Keep to the lines from the line containing "Give me the TikZ source for this diagram." through the line containing "(0,0) rectangle (1173,1492);": copy them exactly and leave every picture out.

* _RECORDS FOR THE TASK_
»»
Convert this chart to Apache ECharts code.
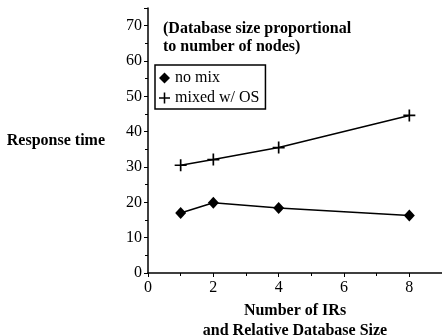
««
»»
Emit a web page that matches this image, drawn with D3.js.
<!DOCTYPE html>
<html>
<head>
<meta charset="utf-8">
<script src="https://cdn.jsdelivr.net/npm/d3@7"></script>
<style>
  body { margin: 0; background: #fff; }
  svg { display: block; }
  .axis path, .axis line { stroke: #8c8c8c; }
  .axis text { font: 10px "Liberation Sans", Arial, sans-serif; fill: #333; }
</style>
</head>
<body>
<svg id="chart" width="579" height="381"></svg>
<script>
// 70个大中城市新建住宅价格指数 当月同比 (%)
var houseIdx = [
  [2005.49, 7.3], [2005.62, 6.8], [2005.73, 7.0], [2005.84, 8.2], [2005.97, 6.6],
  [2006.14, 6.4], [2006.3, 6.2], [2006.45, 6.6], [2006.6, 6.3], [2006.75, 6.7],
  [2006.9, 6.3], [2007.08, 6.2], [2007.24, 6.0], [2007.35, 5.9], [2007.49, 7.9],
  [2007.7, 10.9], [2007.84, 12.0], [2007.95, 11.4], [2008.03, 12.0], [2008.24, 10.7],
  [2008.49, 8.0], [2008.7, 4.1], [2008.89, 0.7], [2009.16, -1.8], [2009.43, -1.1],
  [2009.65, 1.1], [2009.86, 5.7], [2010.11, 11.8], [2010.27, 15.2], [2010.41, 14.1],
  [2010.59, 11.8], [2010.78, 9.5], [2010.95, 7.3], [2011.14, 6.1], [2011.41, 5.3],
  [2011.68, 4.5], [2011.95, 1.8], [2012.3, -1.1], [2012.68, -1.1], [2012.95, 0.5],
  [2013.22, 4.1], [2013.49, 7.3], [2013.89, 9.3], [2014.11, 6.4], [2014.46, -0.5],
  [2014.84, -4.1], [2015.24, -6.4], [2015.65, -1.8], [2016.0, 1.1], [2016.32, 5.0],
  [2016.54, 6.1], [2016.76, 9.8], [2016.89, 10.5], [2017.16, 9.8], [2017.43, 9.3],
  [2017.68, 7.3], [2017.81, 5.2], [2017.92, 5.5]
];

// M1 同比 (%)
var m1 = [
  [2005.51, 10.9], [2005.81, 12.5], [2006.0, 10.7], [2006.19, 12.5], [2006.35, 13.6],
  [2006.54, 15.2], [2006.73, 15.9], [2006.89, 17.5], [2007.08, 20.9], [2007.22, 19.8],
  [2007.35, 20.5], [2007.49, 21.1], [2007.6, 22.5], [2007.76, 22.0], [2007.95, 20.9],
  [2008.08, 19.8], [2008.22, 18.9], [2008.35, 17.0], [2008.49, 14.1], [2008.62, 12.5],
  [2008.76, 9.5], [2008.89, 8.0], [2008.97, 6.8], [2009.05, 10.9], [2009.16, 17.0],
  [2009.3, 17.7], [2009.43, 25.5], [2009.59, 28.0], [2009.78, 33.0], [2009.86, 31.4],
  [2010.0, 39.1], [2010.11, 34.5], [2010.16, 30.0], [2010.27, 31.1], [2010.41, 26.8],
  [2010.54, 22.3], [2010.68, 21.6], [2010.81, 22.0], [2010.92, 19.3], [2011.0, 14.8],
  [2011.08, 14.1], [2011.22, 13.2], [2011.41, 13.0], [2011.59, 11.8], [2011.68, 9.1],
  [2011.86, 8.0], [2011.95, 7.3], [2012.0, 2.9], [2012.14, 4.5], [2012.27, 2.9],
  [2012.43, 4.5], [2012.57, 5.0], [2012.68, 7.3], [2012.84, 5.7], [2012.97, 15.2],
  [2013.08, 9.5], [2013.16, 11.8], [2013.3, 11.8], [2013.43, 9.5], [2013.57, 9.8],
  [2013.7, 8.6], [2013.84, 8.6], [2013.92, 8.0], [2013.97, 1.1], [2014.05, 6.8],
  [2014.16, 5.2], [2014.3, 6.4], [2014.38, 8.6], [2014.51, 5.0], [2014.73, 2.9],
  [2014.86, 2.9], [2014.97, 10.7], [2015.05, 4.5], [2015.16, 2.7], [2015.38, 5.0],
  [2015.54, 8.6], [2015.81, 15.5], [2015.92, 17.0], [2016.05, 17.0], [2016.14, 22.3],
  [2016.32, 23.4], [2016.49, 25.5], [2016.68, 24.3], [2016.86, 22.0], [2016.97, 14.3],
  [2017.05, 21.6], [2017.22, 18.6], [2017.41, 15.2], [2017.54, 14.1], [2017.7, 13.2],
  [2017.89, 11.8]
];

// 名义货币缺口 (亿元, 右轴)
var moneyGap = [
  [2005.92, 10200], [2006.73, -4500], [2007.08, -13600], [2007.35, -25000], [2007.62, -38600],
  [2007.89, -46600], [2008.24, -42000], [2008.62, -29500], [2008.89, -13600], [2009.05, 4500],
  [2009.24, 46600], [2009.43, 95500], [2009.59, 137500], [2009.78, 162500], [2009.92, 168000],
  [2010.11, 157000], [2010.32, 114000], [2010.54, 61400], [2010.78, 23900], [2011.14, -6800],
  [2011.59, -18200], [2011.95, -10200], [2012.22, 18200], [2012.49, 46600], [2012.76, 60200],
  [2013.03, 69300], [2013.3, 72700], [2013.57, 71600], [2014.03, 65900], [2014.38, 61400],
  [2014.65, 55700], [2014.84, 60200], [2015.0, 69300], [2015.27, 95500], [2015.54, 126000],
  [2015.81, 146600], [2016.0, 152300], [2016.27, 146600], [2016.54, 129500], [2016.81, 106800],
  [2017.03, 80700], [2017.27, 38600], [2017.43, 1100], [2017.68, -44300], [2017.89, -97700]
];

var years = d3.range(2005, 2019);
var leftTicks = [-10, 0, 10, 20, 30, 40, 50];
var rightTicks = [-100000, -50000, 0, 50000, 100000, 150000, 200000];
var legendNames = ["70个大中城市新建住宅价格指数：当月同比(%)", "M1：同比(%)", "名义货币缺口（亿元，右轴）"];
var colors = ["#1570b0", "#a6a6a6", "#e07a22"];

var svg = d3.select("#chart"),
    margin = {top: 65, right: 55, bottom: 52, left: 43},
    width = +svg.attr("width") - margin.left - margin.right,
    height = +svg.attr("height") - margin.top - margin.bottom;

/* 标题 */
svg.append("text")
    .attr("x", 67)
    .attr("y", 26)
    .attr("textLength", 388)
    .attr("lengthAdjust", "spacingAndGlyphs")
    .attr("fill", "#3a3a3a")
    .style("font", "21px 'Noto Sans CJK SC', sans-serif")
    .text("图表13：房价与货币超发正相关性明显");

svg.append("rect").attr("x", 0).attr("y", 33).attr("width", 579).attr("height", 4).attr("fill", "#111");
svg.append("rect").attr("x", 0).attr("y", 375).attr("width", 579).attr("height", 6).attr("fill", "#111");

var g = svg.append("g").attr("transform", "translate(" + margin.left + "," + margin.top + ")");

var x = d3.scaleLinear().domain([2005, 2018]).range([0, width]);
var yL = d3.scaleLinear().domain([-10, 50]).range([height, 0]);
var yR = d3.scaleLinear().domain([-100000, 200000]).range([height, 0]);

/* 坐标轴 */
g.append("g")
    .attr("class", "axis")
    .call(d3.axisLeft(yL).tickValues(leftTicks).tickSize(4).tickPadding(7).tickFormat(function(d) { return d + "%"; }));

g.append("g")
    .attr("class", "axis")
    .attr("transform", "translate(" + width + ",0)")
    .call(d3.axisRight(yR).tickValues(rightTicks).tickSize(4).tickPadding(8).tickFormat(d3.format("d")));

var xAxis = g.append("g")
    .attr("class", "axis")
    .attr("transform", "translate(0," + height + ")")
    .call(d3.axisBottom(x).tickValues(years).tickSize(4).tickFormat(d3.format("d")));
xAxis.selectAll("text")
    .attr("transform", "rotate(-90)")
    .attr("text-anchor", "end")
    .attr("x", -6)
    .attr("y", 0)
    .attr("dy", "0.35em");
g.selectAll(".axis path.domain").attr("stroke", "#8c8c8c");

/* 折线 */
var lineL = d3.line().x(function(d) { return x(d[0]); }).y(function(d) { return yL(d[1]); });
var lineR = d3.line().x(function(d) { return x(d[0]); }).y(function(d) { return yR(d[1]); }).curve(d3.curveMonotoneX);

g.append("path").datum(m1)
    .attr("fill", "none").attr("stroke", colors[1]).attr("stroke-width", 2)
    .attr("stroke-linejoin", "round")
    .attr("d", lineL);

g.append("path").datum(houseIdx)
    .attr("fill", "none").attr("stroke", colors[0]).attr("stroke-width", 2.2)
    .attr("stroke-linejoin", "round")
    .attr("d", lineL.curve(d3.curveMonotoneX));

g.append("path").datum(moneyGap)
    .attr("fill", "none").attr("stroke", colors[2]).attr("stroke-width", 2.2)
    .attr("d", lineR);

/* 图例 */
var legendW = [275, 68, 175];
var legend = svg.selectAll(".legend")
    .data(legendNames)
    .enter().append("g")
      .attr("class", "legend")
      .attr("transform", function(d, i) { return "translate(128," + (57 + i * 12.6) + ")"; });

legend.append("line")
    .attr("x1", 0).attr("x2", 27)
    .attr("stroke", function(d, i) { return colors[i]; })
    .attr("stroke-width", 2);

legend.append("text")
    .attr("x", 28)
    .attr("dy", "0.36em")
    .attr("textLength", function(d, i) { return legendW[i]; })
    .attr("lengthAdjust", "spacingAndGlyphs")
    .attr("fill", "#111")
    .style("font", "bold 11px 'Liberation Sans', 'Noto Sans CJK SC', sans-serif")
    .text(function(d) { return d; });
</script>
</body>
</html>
««
»»
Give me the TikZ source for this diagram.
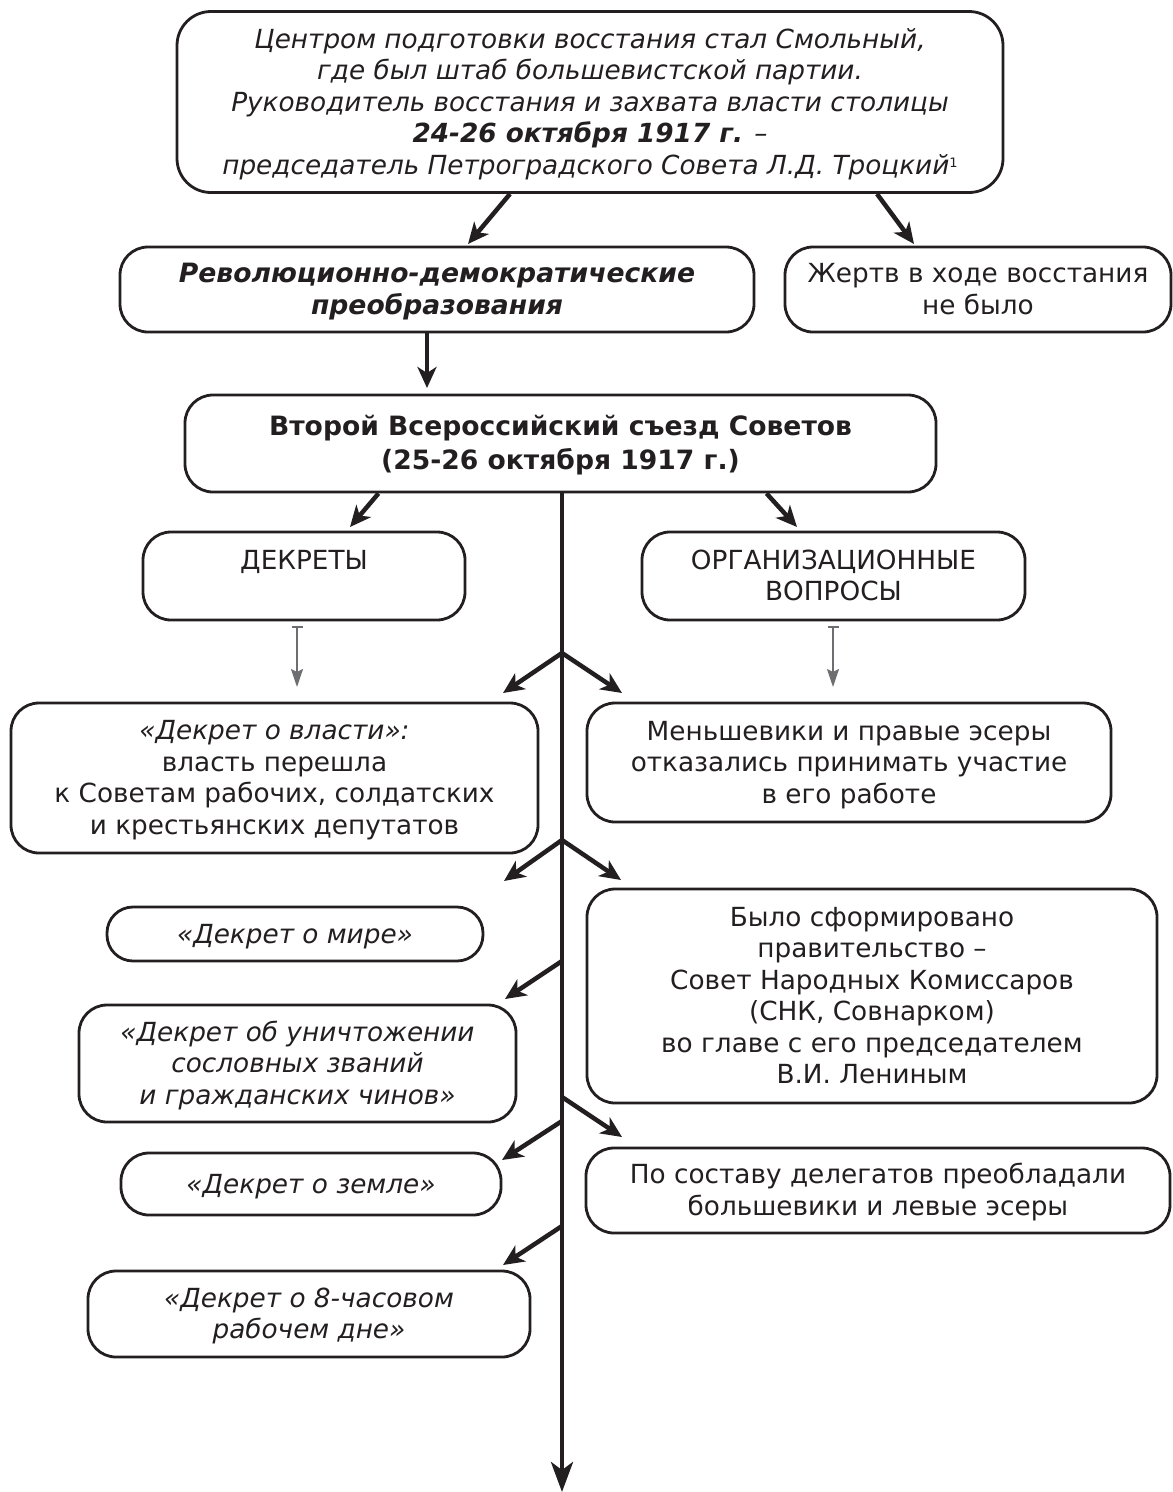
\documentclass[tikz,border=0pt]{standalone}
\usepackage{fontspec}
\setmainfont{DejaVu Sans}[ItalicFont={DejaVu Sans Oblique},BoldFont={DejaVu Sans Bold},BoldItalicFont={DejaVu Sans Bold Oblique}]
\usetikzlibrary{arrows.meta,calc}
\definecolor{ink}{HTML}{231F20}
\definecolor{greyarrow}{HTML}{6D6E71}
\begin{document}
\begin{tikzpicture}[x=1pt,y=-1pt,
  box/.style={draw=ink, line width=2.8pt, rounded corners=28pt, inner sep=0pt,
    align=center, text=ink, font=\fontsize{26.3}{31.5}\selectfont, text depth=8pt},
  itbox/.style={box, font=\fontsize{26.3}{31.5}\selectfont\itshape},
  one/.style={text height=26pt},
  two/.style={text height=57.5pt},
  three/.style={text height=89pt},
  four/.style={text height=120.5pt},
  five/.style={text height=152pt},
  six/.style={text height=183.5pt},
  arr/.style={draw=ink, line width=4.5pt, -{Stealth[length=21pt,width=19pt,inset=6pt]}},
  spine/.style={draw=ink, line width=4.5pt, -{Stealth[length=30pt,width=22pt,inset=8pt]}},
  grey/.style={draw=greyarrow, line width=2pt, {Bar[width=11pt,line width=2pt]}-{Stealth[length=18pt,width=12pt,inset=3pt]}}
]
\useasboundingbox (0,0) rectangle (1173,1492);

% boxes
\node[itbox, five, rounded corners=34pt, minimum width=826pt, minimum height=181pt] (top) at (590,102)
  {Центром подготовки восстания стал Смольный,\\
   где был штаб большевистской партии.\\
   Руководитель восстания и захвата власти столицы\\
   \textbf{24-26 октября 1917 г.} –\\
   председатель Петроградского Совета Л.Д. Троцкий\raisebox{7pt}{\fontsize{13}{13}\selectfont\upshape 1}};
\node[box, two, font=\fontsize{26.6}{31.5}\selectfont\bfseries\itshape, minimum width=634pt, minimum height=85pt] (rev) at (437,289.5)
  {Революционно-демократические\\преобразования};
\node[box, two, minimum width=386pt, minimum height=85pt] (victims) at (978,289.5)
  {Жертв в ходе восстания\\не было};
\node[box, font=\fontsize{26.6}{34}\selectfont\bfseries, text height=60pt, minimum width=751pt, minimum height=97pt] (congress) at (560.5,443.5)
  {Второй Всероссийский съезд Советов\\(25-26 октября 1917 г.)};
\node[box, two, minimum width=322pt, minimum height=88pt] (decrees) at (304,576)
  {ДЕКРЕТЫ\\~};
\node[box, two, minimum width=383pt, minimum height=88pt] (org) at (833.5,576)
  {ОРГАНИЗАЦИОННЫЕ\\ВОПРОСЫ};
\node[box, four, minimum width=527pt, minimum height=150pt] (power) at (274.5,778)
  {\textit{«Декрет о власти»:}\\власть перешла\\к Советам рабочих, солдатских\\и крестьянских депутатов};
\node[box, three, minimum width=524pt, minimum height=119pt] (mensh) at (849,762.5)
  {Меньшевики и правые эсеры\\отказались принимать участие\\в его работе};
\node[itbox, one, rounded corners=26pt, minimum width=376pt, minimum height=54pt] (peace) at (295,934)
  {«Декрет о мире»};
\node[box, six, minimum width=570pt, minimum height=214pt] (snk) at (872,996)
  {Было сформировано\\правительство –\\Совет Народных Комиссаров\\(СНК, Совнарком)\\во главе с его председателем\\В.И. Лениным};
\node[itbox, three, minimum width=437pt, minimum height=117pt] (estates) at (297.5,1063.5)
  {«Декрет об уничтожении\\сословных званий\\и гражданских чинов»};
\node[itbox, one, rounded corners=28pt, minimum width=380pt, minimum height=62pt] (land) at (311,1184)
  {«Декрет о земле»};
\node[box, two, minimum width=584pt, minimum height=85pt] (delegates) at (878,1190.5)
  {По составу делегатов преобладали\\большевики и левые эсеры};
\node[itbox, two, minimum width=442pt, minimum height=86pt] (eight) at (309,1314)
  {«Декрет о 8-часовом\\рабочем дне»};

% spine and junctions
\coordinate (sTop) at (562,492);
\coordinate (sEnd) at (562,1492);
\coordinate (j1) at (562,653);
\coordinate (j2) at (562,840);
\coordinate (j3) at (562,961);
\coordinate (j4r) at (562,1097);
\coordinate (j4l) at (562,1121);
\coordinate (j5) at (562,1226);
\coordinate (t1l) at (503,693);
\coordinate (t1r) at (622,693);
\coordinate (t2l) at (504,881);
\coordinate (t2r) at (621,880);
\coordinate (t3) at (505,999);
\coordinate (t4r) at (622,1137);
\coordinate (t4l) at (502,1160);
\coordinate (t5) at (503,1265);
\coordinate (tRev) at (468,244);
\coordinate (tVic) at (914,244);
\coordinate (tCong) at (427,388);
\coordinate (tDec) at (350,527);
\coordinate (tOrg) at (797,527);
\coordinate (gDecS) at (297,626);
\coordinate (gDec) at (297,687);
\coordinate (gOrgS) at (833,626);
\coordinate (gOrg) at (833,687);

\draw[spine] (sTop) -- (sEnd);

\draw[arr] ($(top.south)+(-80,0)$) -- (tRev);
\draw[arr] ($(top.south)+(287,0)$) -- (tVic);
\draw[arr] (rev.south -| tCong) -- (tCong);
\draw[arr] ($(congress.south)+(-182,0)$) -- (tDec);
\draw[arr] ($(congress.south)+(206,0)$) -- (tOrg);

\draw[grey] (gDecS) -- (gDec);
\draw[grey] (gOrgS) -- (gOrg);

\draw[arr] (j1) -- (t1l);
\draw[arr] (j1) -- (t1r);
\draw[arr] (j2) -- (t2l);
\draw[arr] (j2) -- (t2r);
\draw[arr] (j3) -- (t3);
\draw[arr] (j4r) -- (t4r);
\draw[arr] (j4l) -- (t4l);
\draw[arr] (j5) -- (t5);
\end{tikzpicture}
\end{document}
««
* _SOLUTION FOR THIS TASK_
Give me the TikZ source for this diagram.
\documentclass[tikz,border=0pt]{standalone}
\usepackage{fontspec}
\setmainfont{DejaVu Sans}[ItalicFont={DejaVu Sans Oblique},BoldFont={DejaVu Sans Bold},BoldItalicFont={DejaVu Sans Bold Oblique}]
\usetikzlibrary{arrows.meta,calc}
\definecolor{ink}{HTML}{231F20}
\definecolor{greyarrow}{HTML}{6D6E71}
\begin{document}
\begin{tikzpicture}[x=1pt,y=-1pt,
  box/.style={draw=ink, line width=2.8pt, rounded corners=28pt, inner sep=0pt,
    align=center, text=ink, font=\fontsize{26.3}{31.5}\selectfont, text depth=8pt},
  itbox/.style={box, font=\fontsize{26.3}{31.5}\selectfont\itshape},
  one/.style={text height=26pt},
  two/.style={text height=57.5pt},
  three/.style={text height=89pt},
  four/.style={text height=120.5pt},
  five/.style={text height=152pt},
  six/.style={text height=183.5pt},
  arr/.style={draw=ink, line width=4.5pt, -{Stealth[length=21pt,width=19pt,inset=6pt]}},
  spine/.style={draw=ink, line width=4.5pt, -{Stealth[length=30pt,width=22pt,inset=8pt]}},
  grey/.style={draw=greyarrow, line width=2pt, {Bar[width=11pt,line width=2pt]}-{Stealth[length=18pt,width=12pt,inset=3pt]}}
]
\useasboundingbox (0,0) rectangle (1173,1492);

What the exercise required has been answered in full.